On November 19, 2015, FERC issued an order confirming that certain qualifying facilities (“QFs”) under the Public Utility Regulatory Policies Act of 1978 (“PURPA”) with market-based rate (“MBR”) authority, generator interconnection facilities, or other jurisdictional assets are exempt from section 203(a)(1) of the Federal Power Act (“FPA”), which requires public utilities to receive Commission authorization before acquiring or disposing of certain jurisdictional facilities.

On November 10, 2015, the Federal Energy Regulatory Commission (“FERC”) granted a motion for a technical conference and request to postpone the comment deadline (“Motion”) that was filed in response to the Notice of Proposed Rulemaking for the Collection of Connected Entity Data from Regional Transmission Organization and Independent System Operators (“NOPR”) that the FERC issued on September 17, 2015 (see September 21, 2015 edition of the WER). The FERC directed staff to convene a technical conference on December 8, 2015 and postponed the due date for comments on the NOPR until January 22, 2016.

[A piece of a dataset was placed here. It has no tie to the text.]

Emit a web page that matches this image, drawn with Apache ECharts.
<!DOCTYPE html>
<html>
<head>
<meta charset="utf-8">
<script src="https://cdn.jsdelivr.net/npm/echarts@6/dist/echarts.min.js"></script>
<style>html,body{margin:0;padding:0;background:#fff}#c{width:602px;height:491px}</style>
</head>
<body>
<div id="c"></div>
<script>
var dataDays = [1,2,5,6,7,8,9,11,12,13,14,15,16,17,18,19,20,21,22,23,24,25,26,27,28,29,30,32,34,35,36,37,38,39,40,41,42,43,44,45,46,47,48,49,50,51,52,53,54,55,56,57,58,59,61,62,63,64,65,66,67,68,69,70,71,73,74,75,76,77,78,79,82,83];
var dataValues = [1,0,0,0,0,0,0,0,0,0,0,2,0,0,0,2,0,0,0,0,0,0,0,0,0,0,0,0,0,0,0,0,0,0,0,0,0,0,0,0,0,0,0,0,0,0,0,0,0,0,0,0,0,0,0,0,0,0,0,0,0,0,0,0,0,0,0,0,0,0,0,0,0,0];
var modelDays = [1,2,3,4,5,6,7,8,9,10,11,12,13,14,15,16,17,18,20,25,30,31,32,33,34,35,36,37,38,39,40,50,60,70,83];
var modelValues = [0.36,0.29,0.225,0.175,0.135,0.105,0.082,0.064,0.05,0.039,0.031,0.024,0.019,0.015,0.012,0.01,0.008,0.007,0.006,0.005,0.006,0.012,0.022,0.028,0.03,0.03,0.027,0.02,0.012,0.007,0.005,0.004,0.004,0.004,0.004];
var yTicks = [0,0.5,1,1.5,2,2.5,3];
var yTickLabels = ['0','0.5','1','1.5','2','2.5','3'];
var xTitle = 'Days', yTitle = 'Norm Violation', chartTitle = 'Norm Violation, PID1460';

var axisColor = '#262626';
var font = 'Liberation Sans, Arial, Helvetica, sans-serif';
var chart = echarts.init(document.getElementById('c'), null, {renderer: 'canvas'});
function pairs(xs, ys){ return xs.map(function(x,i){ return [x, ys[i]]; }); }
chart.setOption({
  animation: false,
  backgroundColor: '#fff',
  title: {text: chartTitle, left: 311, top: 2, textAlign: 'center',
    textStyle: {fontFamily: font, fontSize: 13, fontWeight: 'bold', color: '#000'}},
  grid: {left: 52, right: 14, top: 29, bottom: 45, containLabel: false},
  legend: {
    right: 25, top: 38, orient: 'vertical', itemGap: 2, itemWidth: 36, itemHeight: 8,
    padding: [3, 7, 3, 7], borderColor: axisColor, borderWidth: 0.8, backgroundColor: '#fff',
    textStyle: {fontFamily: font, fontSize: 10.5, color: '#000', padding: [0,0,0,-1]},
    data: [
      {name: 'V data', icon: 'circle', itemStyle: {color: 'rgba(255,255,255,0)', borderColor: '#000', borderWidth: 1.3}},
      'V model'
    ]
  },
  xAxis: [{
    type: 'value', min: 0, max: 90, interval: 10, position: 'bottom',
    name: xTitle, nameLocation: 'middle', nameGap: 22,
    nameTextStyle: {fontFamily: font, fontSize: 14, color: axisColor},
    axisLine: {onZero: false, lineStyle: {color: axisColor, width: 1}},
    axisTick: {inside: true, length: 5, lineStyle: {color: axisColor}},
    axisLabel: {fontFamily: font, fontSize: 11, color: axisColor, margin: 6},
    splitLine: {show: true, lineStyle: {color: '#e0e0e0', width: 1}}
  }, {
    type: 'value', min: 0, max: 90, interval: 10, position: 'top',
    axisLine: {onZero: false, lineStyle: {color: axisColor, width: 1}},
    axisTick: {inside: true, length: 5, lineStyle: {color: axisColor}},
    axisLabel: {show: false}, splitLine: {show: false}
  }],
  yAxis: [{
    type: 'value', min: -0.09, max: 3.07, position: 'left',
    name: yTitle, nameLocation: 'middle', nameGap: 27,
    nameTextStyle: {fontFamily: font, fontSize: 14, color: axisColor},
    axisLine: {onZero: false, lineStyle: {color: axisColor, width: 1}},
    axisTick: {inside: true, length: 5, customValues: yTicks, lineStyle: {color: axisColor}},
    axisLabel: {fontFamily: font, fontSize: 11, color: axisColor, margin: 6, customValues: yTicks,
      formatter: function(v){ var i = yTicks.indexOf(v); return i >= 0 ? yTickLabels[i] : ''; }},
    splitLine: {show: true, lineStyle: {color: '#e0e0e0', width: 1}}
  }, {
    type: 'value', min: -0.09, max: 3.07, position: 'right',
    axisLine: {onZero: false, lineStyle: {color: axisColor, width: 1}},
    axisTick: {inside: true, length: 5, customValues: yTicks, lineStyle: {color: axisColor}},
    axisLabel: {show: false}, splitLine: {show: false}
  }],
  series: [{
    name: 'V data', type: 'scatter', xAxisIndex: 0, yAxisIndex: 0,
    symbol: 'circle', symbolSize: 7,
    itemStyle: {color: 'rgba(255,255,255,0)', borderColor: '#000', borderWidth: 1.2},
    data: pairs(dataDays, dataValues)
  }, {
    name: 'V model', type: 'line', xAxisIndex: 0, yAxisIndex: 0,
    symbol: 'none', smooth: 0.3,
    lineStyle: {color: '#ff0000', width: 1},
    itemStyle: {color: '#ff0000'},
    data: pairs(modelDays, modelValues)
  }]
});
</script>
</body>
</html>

On November 5, 2015, NERC reported to the NERC Board of Trustees (“NERC Board”) that it had been unable to identify groups of similarly-situated Transmission Owners (“TOs”), Transmission Operators (“TOPs”), Generator Owners (“GOs”), or Generator Operators (GOPs”), that should automatically qualify for a reduced set of compliance obligations through a “sub-set” list of Reliability Standards, as part of Phase II of NERC’s Risk-Based Registration (“RBR”) initiative. The NERC Board accepted the report, and endorsed a recommendation from NERC that such “sub-set” lists be granted by the NERC-led review panel to individual entities on a case-by-case basis, rather than as a class, at least for the time being.

On November 4, 2015, FERC issued an order conditionally accepting the North American Electric Reliability Corporation’s (“NERC”) compliance filings articulating its Reliability Assurance Initiative (“RAI”) concepts and programs, and providing details on NERC’s oversight and evaluation of the RAI program (“November Order”).  FERC’s acceptance is conditioned upon NERC providing additional information in its annual report on RAI and making an additional compliance filing to modify its Rules of Procedure within 120 days of the November Order.

On November 4, 2015, the California Independent System Operator Corporation (“CAISO”) Board of Governors unanimously approved certain design changes to the western Energy Imbalance Market (“EIM”). These changes and enhancements are part of CAISO’s “year 1 phase 2 enhancements” – including items and issues that the CAISO originally determined would benefit from having six months of operational experience under the EIM to inform their resolution, as well as certain items that were deferred from phase 1 to allow for additional stakeholder input.

On November 2, 2015, the Commission conditionally approved revised Regional Delegation Agreements (“RDAs”) between the North American Electric Reliability Corporation (“NERC”) and the eight NERC Regional Entities. The RDAs are the agreements through which NERC delegates to the Regional Entities its legal authority under Section 215 of the Federal Power Act to propose and enforce mandatory Reliability Standards.

On November 5, 2015, the Federal Energy Regulatory Commission (“FERC”) issued two orders, each of which clarified implementation of FERC’s gas-electric coordination rules adopted in FERC Order No. 787. In proceedings related to PJM’s and NYISO’s implementation of Order No. 787, National Fuel Gas Distribution Corporation (“NFG Distribution”) sought clarification regarding its ability to communicate with third parties to seek operational changes in natural gas transportation or consumption so long as it did not reveal non-public information received from PJM or NYISO.  FERC granted NFG Distribution’s requests for clarification in both proceedings.

On November 5, 2015, FERC issued an order accepting four non-conforming and negotiated rate agreements, subject to conditions, between Columbia Gas Transmission, LLC (“Columbia”) and New Jersey Natural Gas Company (“NJNG”), South Jersey Gas Company (“SJ Gas”), and South Jersey Resources Group (“SJ Resources”).  In the order, FERC found that two provisions in the agreements were permissible material deviations from Columbia’s pro forma agreement either because they had been offered to all anchor shippers or because they did not provide certain shippers with a different quality of service or adversely affect other shippers.  However, FERC held two material deviations to be impermissible because they conferred “valuable rights” and were not offered to other anchor shippers.

On October 14, 2015, FERC issued an order (“October 14 Order”) denying rehearing and stay of its December 18, 2014 order (“December 18 Order”) authorizing Columbia Gas Transmission, LLC (“Columbia”) to construct and operate its East Side Expansion Project and abandon facilities that will be replaced as part of the project.  In the October 14 Order, FERC found that it had fully addressed environmental issues raised by the Clean Air Council and the Allegheny Defense Project (“Allegheny”) in its environmental assessment (“EA”) and the December 18 Order.